On the half-line R + = ( 0 , ∞ ) the initial-boundary value problems with null-Dirichlet boundary for both the semilinear heat equation and damped wave equation are considered. The critical exponent ρ c ( N , k ) of semilinear term for the existence and nonexistence about the semilinear heat equation on the halved space D N , k = R + k × R N - k is given by ρ c ( N , k ) = 1 + 2 / ( N + k ) (J. Appl. Math. Phys. 39 (1988) 135–149; Arch. Rational Mech. Anal. 109 (1990) 63–71). Since the damped wave equation is expected to be close to the heat equation (J. Differential Equations 191 (2003) 445–469; Math. Z. 244 (2003) 631–649), the critical exponent for the semilinear damped wave equation is expected to be same as that of the semilinear heat equation.
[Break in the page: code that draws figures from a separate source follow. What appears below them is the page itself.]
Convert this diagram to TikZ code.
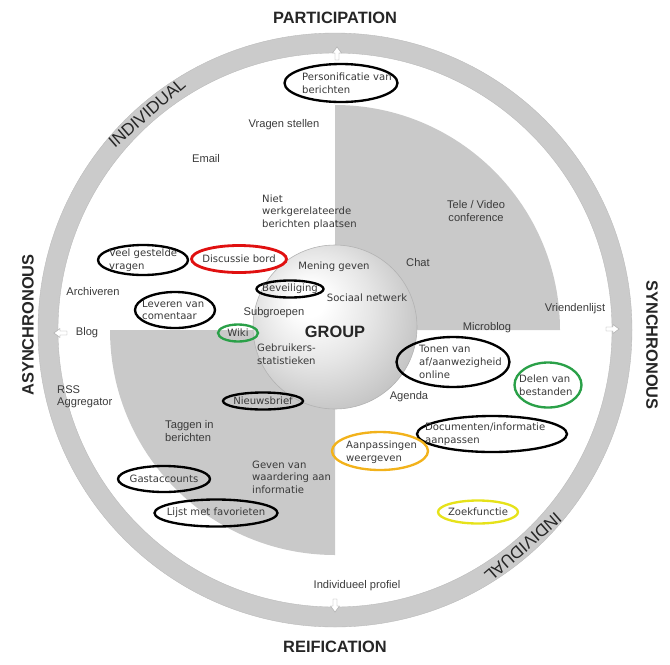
\documentclass[tikz,border=0pt]{standalone}
\usepackage{fontspec}
\setmainfont{Liberation Sans}
\newfontfamily\vfont{DejaVu Sans}
\usetikzlibrary{shapes.geometric}
\definecolor{txt}{HTML}{3A3A3A}
\definecolor{titlec}{HTML}{262626}
\definecolor{ringgray}{HTML}{CBCBCB}
\definecolor{quadgray}{HTML}{C9C9C9}
\definecolor{annred}{HTML}{E01010}
\definecolor{anngreen}{HTML}{2AA048}
\definecolor{annorange}{HTML}{F2B21B}
\definecolor{annyellow}{HTML}{E6E21A}
\pgfdeclareradialshading{sphereshade}{\pgfpoint{-9bp}{9bp}}{color(0bp)=(white); color(5bp)=(white); color(17bp)=(gray!20); color(26bp)=(gray!38); color(33bp)=(gray!52); color(50bp)=(gray!52)}
\begin{document}
\begin{tikzpicture}[x=0.03cm,y=-0.03cm,
  lbl/.style={text=txt, font=\fontsize{9.5}{10.5}\selectfont, inner sep=0pt, align=center},
  vlbl/.style={text=txt, font=\vfont\fontsize{8.6}{10.8}\selectfont, inner sep=0pt, align=left},
  title/.style={text=titlec, font=\bfseries\fontsize{14}{16}\selectfont, inner sep=0pt},
  ringlbl/.style={text=titlec, font=\fontsize{14.5}{15}\selectfont, inner sep=0pt},
  ann/.style n args={3}{ellipse, draw=#1, line width=2pt, minimum width=#2*0.03cm, minimum height=#3*0.03cm, inner sep=0pt},
  ringarrow/.style={draw=gray!70, fill=white, line width=0.4pt, line join=miter}]
\useasboundingbox (0,0) rectangle (670,664);
\coordinate (C) at (335,330);
% outer ring
\fill[ringgray, even odd rule] (C) circle[radius=297] (C) circle[radius=277];
\draw[gray!55, line width=0.3pt] (C) circle[radius=297] (C) circle[radius=277];
% gray quadrants
\fill[quadgray] (C) -- ++(0,-225) arc[start angle=-90, end angle=0, radius=225] -- cycle;
\fill[quadgray] (C) -- ++(-225,0) arc[start angle=180, end angle=90, radius=225] -- cycle;
% central sphere
\shade[shading=sphereshade] (335,327) circle[radius=82];
\draw[gray!60, line width=0.5pt] (335,327) circle[radius=82];
% ring arrows
\draw[ringarrow] (335,60)--(335,53)--(332.5,53)--(337,47)--(341.5,53)--(339,53)--(339,60)--cycle;
\draw[ringarrow] (333,599)--(333,606)--(330.5,606)--(335,612)--(339.5,606)--(337,606)--(337,599)--cycle;
\draw[ringarrow] (67,331)--(60,331)--(60,328.5)--(54,333)--(60,337.5)--(60,335)--(67,335)--cycle;
\draw[ringarrow] (606,327)--(613,327)--(613,324.5)--(619,329)--(613,333.5)--(613,331)--(606,331)--cycle;
% ring texts
\node[ringlbl, rotate=41] (rIndA) at (147,113) {INDIVIDUAL};
\node[ringlbl, rotate=221] (rIndB) at (523,547) {INDIVIDUAL};
% titles
\node[title] (tPart) at (335,18) {PARTICIPATION};
\node[title] (tReif) at (335,647) {REIFICATION};
\node[title, rotate=90] (tAsync) at (28,325) {ASYNCHRONOUS};
\node[title, rotate=-90] (tSync) at (652,345) {SYNCHRONOUS};
\node[title] (tGroup) at (335,332) {GROUP};
% plain labels
\node[lbl] (lVragen) at (284,125) {Vragen stellen};
\node[lbl] (lEmail) at (206,159) {Email};
\node[lbl] (lTele) at (476,211) {Tele / Video\\conference};
\node[lbl] (lChat) at (418,263) {Chat};
\node[lbl] (lArch) at (93,292) {Archiveren};
\node[lbl] (lBlog) at (87,333) {Blog};
\node[lbl, anchor=west, align=left] (lRss) at (57,397) {RSS\\Aggregator};
\node[lbl] (lSub) at (274,313) {Subgroepen};
\node[lbl] (lMicro) at (487,328) {Microblog};
\node[lbl] (lVriend) at (575,309) {Vriendenlijst};
\node[lbl] (lAgenda) at (409,397) {Agenda};
\node[lbl, anchor=west, align=left] (lTaggen) at (165,431) {Taggen in\\berichten};
\node[lbl] (lIndiv) at (357,586) {Individueel profiel};
\node[vlbl, anchor=west] (lNiet) at (262,212) {Niet\\werkgerelateerde\\berichten plaatsen};
\node[vlbl] (lMening) at (334,267) {Mening geven};
\node[vlbl] (lSociaal) at (367,298) {Sociaal netwerk};
\node[vlbl, anchor=west] (lGebr) at (257,354) {Gebruikers-\\statistieken};
\node[vlbl, anchor=west] (lGeven) at (252,477) {Geven van\\waardering aan\\informatie};
% annotated labels
\node[ann={black}{113}{38}] (ePers) at (341,83) {};
\node[vlbl, anchor=west] (lPers) at (302,83) {Personificatie van\\berichten};
\node[ann={annred}{95}{27}, line width=2.4pt] (eDisc) at (239,259) {};
\node[vlbl] (lDisc) at (eDisc) {Discussie bord};
\node[ann={black}{90}{30}] (eVeel) at (143,260) {};
\node[vlbl, anchor=west] (lVeel) at (109,260) {Veel gestelde\\vragen};
\node[ann={black}{80}{36}] (eLev) at (175,310) {};
\node[vlbl, anchor=west] (lLev) at (142,310) {Leveren van\\comentaar};
\node[ann={black}{67}{17}] (eBev) at (290,289) {};
\node[vlbl] (lBev) at (eBev) {Beveiliging};
\node[ann={anngreen}{40}{17}] (eWiki) at (238,333) {};
\node[vlbl] (lWiki) at (eWiki) {Wiki};
\node[ann={black}{113}{50}] (eTonen) at (453,362) {};
\node[vlbl, anchor=west] (lTonen) at (419,362) {Tonen van\\af/aanwezigheid\\online};
\node[ann={anngreen}{67}{45}] (eDelen) at (548,385) {};
\node[vlbl, anchor=west] (lDelen) at (519,385) {Delen van\\bestanden};
\node[ann={black}{150}{36}] (eDoc) at (492,434) {};
\node[vlbl, anchor=west] (lDoc) at (425,434) {Documenten/informatie\\aanpassen};
\node[ann={black}{80}{17}] (eNieuws) at (263,401) {};
\node[vlbl] (lNieuws) at (eNieuws) {Nieuwsbrief};
\node[ann={annorange}{96}{38}] (eAanp) at (380,451) {};
\node[vlbl, anchor=west] (lAanp) at (346,452) {Aanpassingen\\weergeven};
\node[ann={black}{92}{26}] (eGast) at (164,479) {};
\node[vlbl] (lGast) at (eGast) {Gastaccounts};
\node[ann={black}{123}{27}] (eLijst) at (216,513) {};
\node[vlbl] (lLijst) at (eLijst) {Lijst met favorieten};
\node[ann={annyellow}{80}{23}] (eZoek) at (478,512) {};
\node[vlbl] (lZoek) at (eZoek) {Zoekfunctie};
\end{tikzpicture}
\end{document}
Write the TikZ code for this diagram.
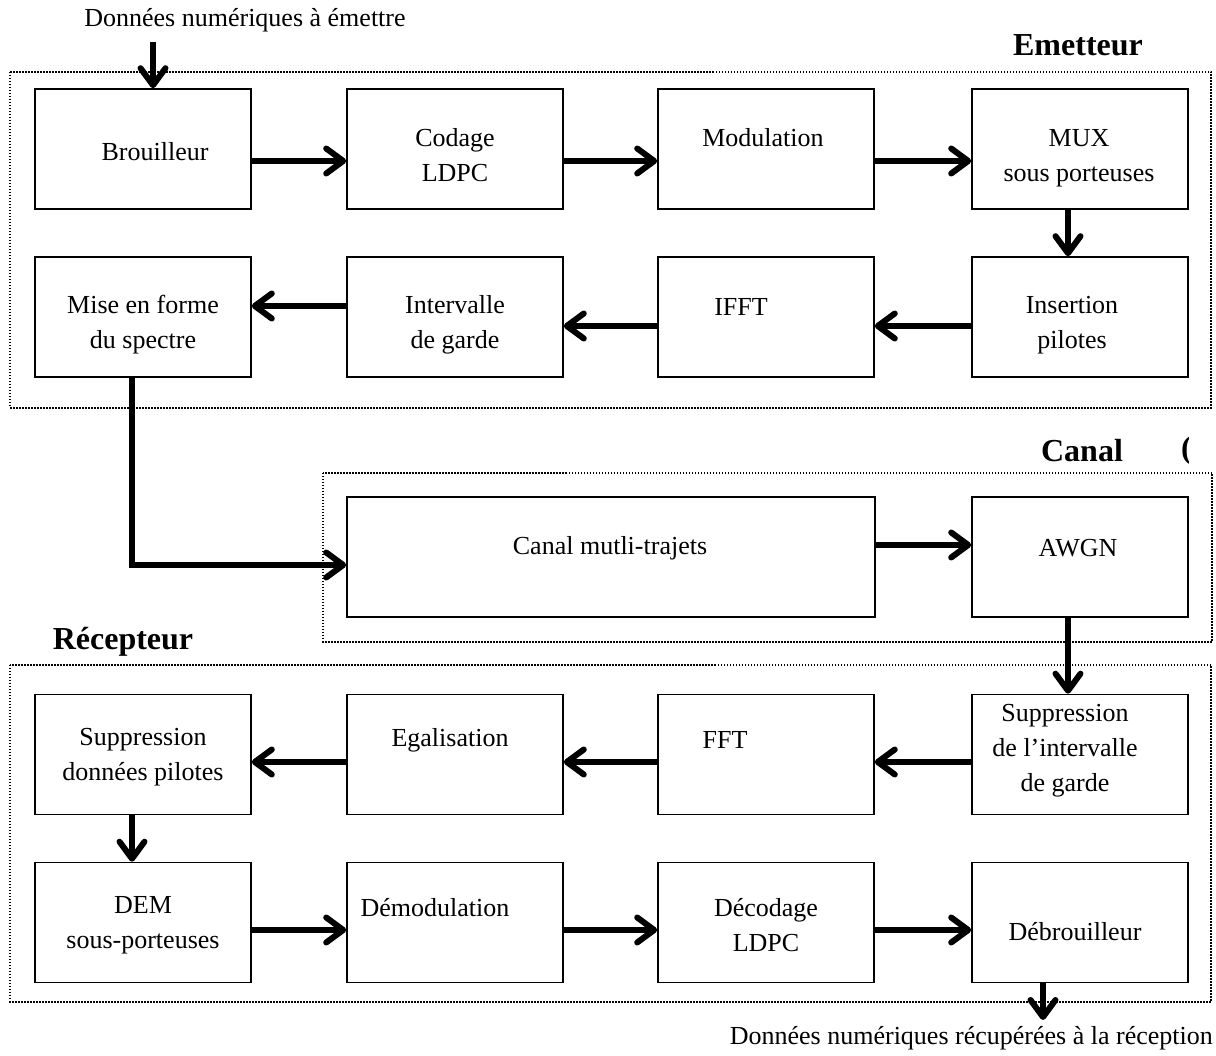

However, there is no blow-up result on the halved space for the damped wave equation. In this paper, the exponent ρ c ( 1 , 1 ) = 2 is shown to be critical for the existence and nonexistence of time-global solution to both the semilinear heat equation and damped wave equation on the half-line R + , together with the derivation of the blow-up time. For the proof the explicit formulas of solutions are used in a similar fashion to those in Li and Zhou (Discrete Continuous Dynamic Systems 1 (1995) 503–520).